La Cumbre no llegó en el mejor momento: Roma está sucia y descuidada. Limpiarla y ponerla a punto para volver a recibir millones de turistas será uno de los grandes desafíos del centroizquierdista Roberto Gualtieri, nuevo alcalde y ex ministro de Economía.
El flamante líder romano venció a mediados de octubre a su rival de centroderecha, Enrico Michetti, por casi veinte puntos de diferencia en la segunda vuelta de las elecciones municipales.
El tema de la basura, dicen los analistas italianos, fue la clave en el resultado.
El potente operativo de seguridad -que además de los 5.000 policías y militares de uniforme habría tenido de civil otros 5.000 agentes de los servicios de inteligencia de los países del G20- patrulló las calles también para evitar manifestaciones violentas como las que se produjeron hace quince días contra la obligación del pasaporte sanitario y que derivaron en graves disturbios y en el asalto a la sede del principal sindicato italiano.
“L’Italia brucia” (”Italia arde”) se le escuchó a un heladero que en un intercambio con este medio explicó con esfuerzo para ser comprendido que el país no pasa un buen momento.

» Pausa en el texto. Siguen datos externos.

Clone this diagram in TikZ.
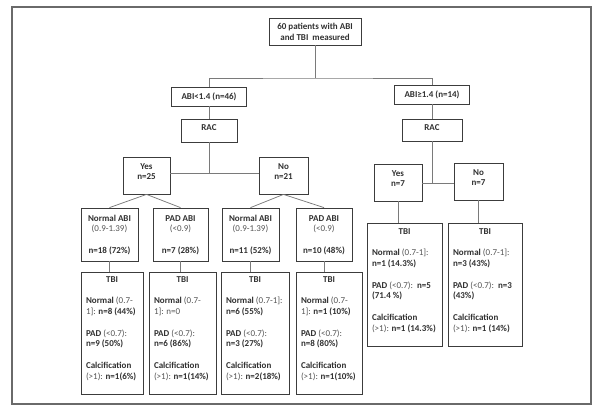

A metros suyo, en inmediaciones de la estación central del transporte urbano, Roma Termini, decenas de personas duermen en las calles, unas al lado de otras, y otras merodean con caminatas cancinas esperando que alguien les de unos centavos.
A pocos minutos, en la Nuvola, los hombres y mujeres más poderosos del planeta se preguntaron el fin de semana en un salón, aislados y bajo un paraguas de radares militares, qué hacer a partir de ahora para que el mundo salga distinto de la pandemia, con menos desigualdad y pobreza, y con una mayor mitigación de la nocividad de la actividad humana sobre el ambiente.
Como en cada manifestación política hacia el interior de sus países o como en cada Cumbre del G20, dudaron, discreparon, consensuaron y firmaron un acuerdo pensando que esta vez sí –de nuevo- todo será distinto y los compromisos se cumplirán.